İSTANBUL
Gümrük ve Ticaret Bakanı Bülent Tüfenkci, İstanbul Ticaret Odasının (İTO) mart ayı olağan meclis toplantısında yaptığı konuşmada, böyle bir tarihi odanın güzel işlerinde ve iş dünyasının her zaman yanında olacaklarını, iş dünyasının önünü açmak için gayret göstereceklerini ifade etti.
Ekonominin gelişmesi yönünde 2016'da yaşanan olumsuzlukları silme adına alınan tedbirlerin etkilerinin bu yıl şimdiden görülmeye başlandığını vurgulayan Tüfenkci, şu değerlendirmelerde bulundu:
"Uluslararası kredi derecelendirme kuruluşu Fitch, çark ederek Türkiye ekonomisi bu yıl yüzde 2,4, gelecek yıl ise yüzde 2,8 büyüme beklendiğini açıklamak zorunda kaldı. Ayrıca Fitch, Türkiye'de ılımlı ekonomik iyileşmenin beklendiğini ifade etti. Bu kredi derecelendirme kuruluşları gerçekten siyasi davranıyorlar, objektif davranmıyorlar. Eğer objektif davransalardı hemen darbenin akabinde Türkiye'nin notunu düşürmezlerdi.

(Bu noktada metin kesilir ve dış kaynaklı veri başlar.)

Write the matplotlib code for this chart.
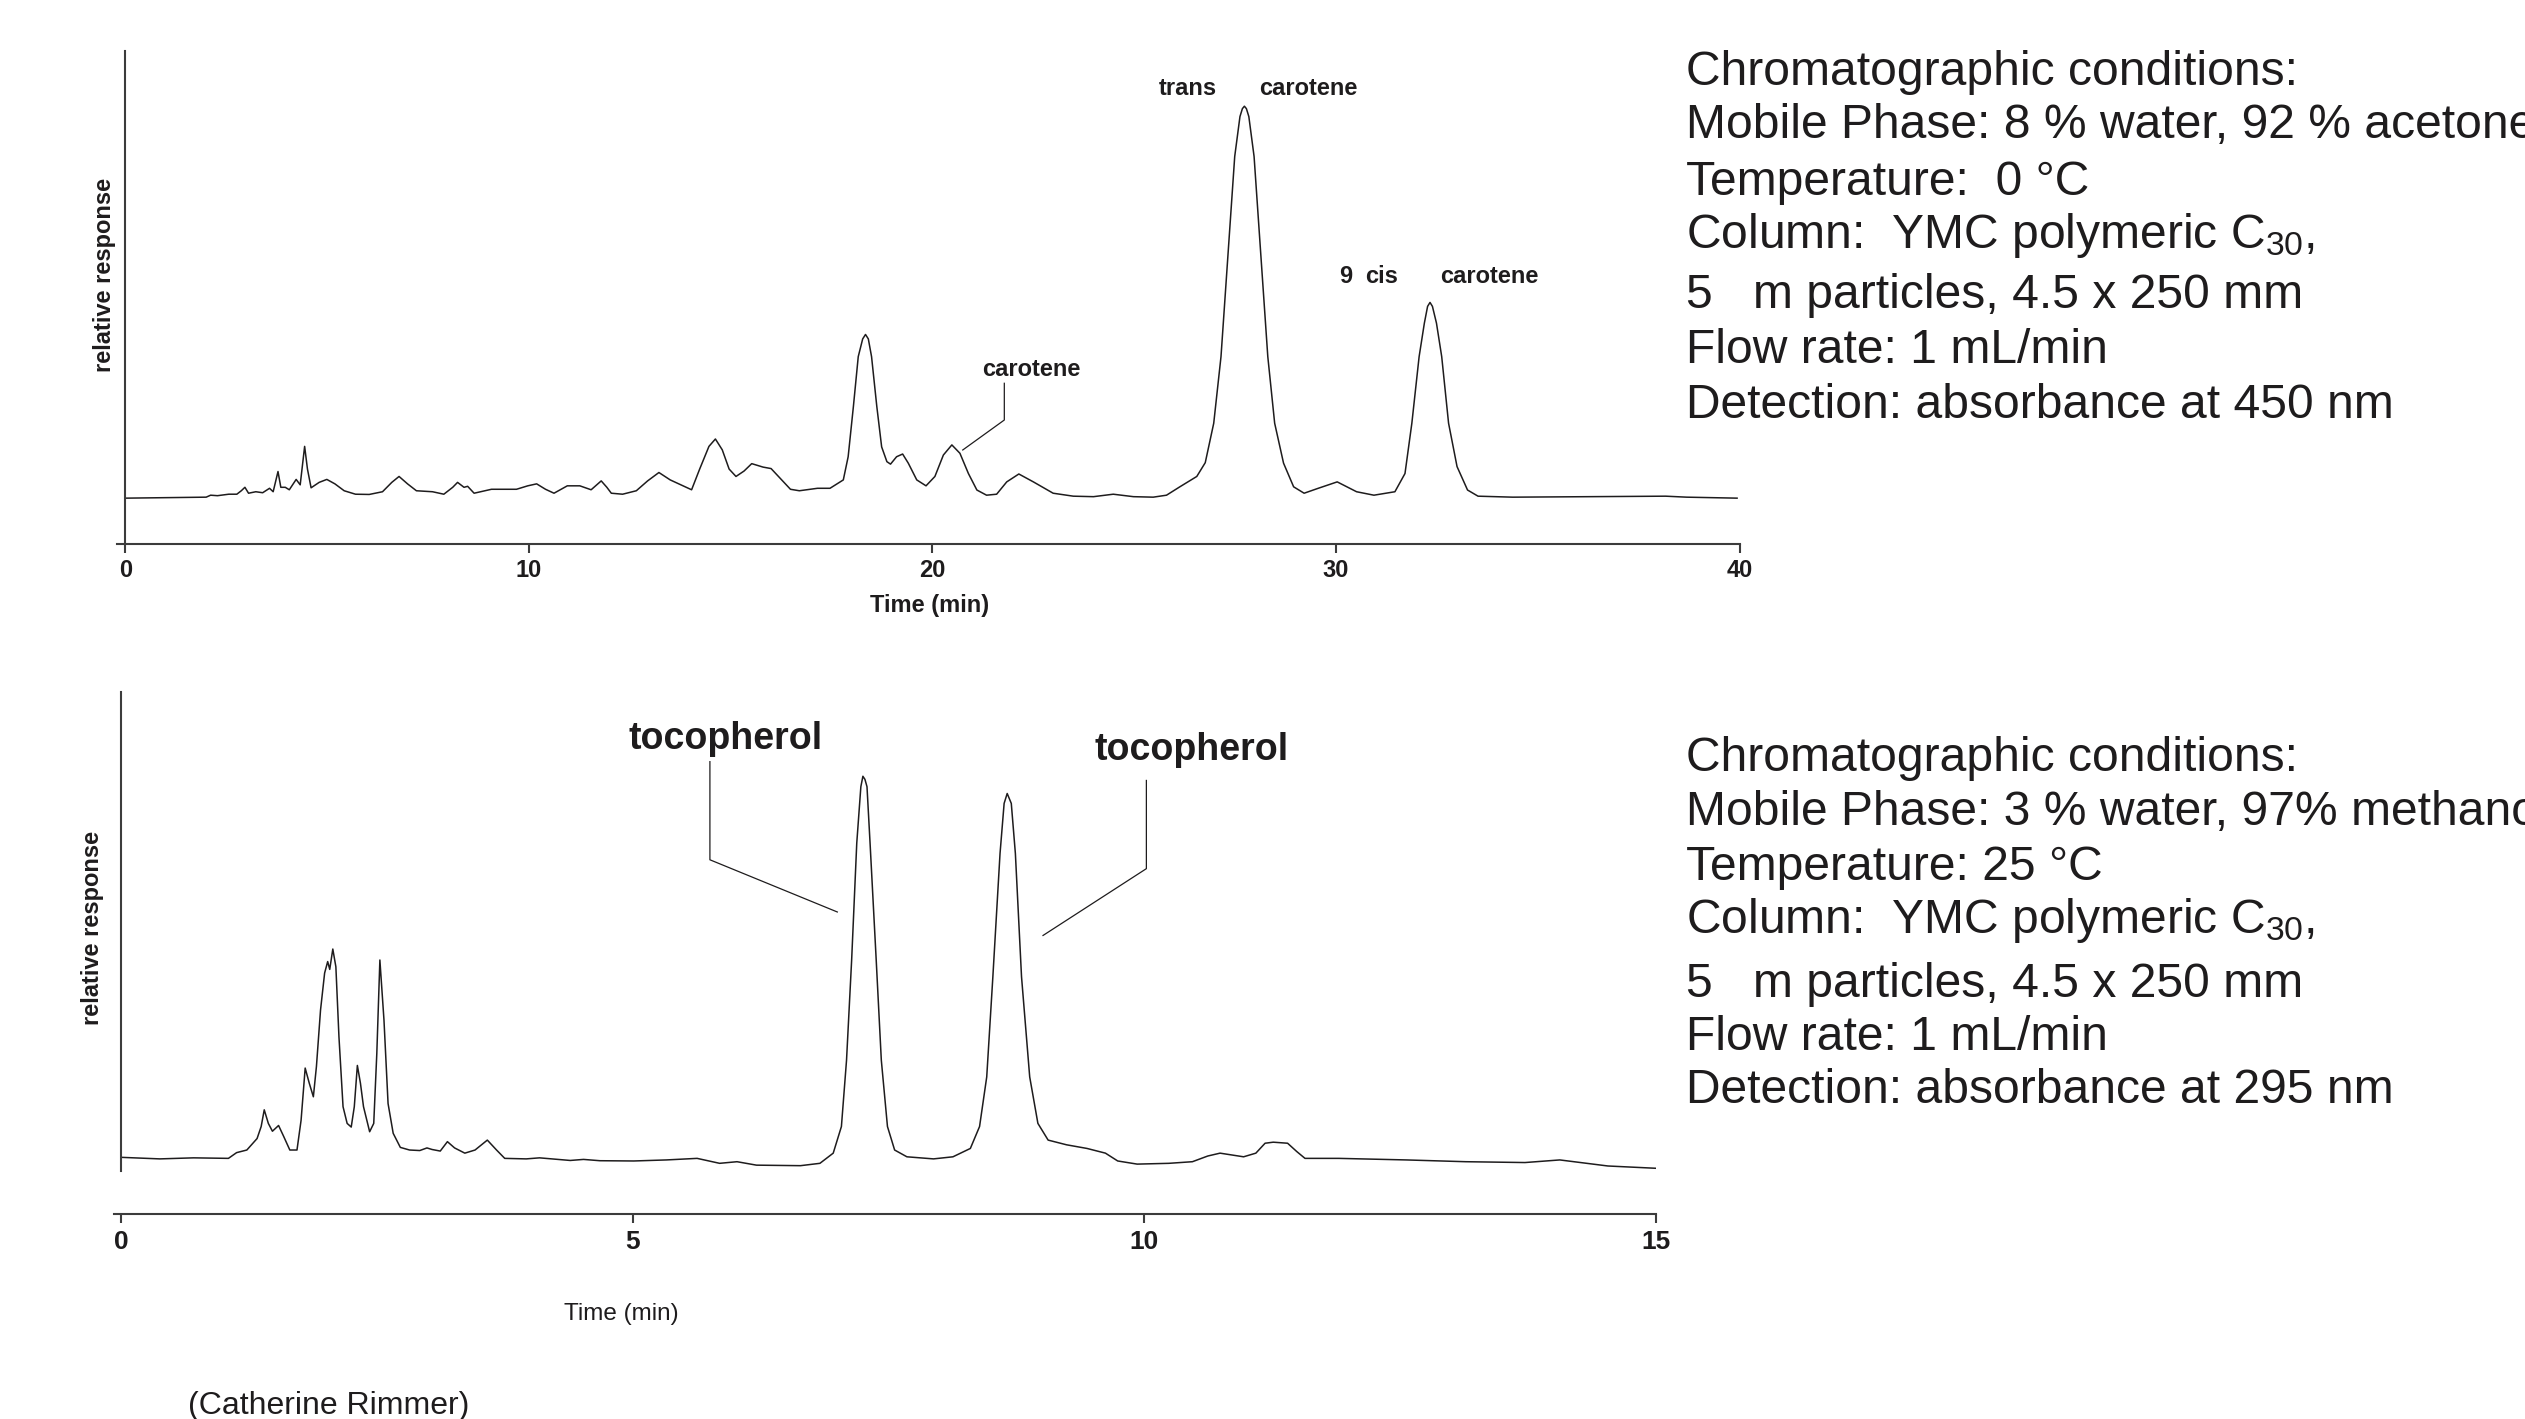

Türkiye kredi derecelendirme kuruluşlarının aksine hep onları şaşırtıcı büyüme oranlarını yakaladı. Onların öngörüleri Allah'a hamdolsun bugüne kadar tutmadı, bundan sonra da tutmayacak."
"Güçlü bir Türkiye'yi oluşturmamız lazım"
Türkiye'nin, 16 Nisan'da önemli bir yol ayrımına gittiğini ve bu noktada iş dünyası ile sanayicilerin anayasa değişikliğine ilişkin düşünmeleri gerektiğini belirtti.
"Anayasa değişikliği; tamamen Türkiye'nin geleceğinin yanı sıra ileride ekonomik anlamda hangi hedeflere varacağına yönelik yönetimsel değişiklik. Parlamenter sistemle geldiğimiz nokta buralar. Hepiniz bürokrasiden şikayet ediyorsunuz. Hepiniz yönetimsel krizlerden şu veya bu şekilde etkilendiniz. Geçmişte Cumhurbaşkanı ile Başbakan arasındaki çatışmaları buradan saymaya gerek yok."
Tüfenkci, paralementer sistemin bugüne dek birçok darbe ürettiğini vurgulayarak, sözlerini şöyle sürdürdü:
"En son 15 Temmuz'da bu ülke bir darbe girişimiyle karşı karşıya kaldı. Bütün bu sıkıntılarla Türkiye'nin enerjisini ve sermayesini heba etmememiz gerekiyor. Güçlü bir yönetimle, güçlü bir Türkiye'yi oluşturmamız lazım. Meclisi, yargıyı ve yönetimi güçlendirmemiz lazım. Biz anayasa değişikliği ile yargının sadece 'bağımsız' olması yetmez aynı zamanda 'tarafsız' olması gerekir. Biz bu anayasa değişikliğine 'tarafsızlık'ı ekledik. Birileri bundan rahatsız oldu. 'Hayır' diyor. Yargının 'tarafsız' olmasından niye 'hayır' deriz? Demek ki şimdiye kadar birileri 'tarafsızlık' olmaması hali olabileceğinden hiç endişe duymamış. Herkes de yargıdan şikayet ediyor. Biz buralarda iyileştirme sağlamamız gerekmiyor mu? Buna biz niye 'hayır' diyoruz?"